I wanted these people to be rooted in this unique neighborhood, and we’re just dropping in on their professional and personal lives. Maybe that comes from my documentary background: I’ve edited 12 feature documentaries for PBS and Showtime and other places. I watch real people all the time, and I wanted to make sure my actors, who were faking it, were really grounded.

Are there any other ways your editorial background informs your filmmaking?

I’m not afraid to try different things on set. Production is a great time to record rehearsals. What we’re doing on set is similar to theater rehearsals, if you build enough time for it – “we’ve tried this scene one way, let’s try it a different way.” If we need to shoot both versions, I’ll figure out in the edit room what I like. But that’s your only time to capture new ideas as they come to you. I know what can cut together, so I’m not afraid of changing how I’ll shoot something or emphasize something in the moment.

I’m also not a director who fetishizes cinematography, as much as I want to make sure what is on camera is believable. Maybe that’s something I’ve gleaned from editing too.

You used Kickstarter to help crowdfund the film. Did you learn anything from that experience?

With Kickstarter, it’s about finding an audience early, and getting them invested in the project. It’s not easy when you’re trying to raise more than $1,000, unless you’ve got a rich uncle [laughs]. But I was fortunate, in that I had some funding through Northwester University, where I work as a professor. I had grant money through the City of Chicago, and eventually I had two companies in Austin, Texas (including Arts+Labor) to come in with finishing funds for the film.

I think the best thing is that, early on, you get a sense of whether people are really interested in this film. Luckily, a lot of people were, so we found encouragement from running that Kickstarter.

Do you think there is a market for more low-budget local Chicago-based cinema? If smaller filmmakers want to do movies like that, what do they need, besides having a rich uncle?

[laughs] I’ve never had a rich uncle, unfortunately. Everyone’s got a rich uncle but me!
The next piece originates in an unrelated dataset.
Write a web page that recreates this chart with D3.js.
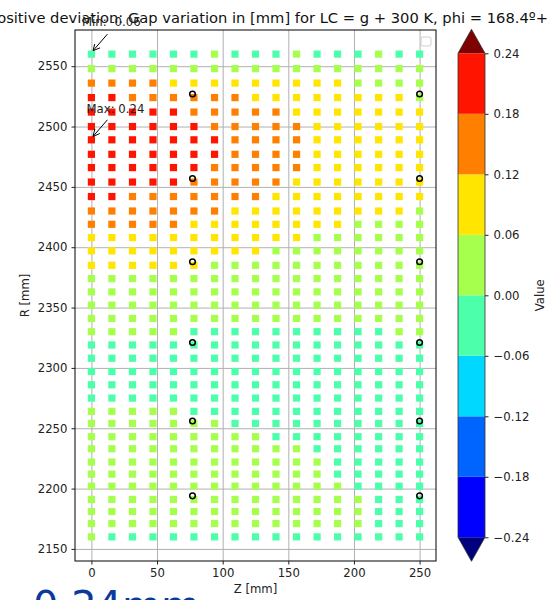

I’ll let you borrow one, that’s okay.

Oh, that’s great. Please give me one, I’ll try to make that uncle happy.

Again, the important thing to think about is, who’s going to see the work? What’s your sense of your audience? I also did publicity for a repertory film theater for three or four years in my early 20s, so I got a handle on publicity is about finding your audience. You shouldn’t be afraid of going out into the world to find them. Sometimes, people don’t realize that maybe 50% of the job of being a film director is hustling to get a potential audience aware of your work.

There’s a lot of potential for local filmmakers to have their work seen; you have to be creative. For example, the New 400, which is a smaller theater in Rogers Park, is going to show the film. Maybe that’s something more filmmakers can do, if their work is situated in a particular neighborhood – find the theater in your neighborhood and see if they’ll show the film.

Rogers Park premieres at the Gene Siskel Film Center Friday, February 23rd, with Henry and select cast members in attendance.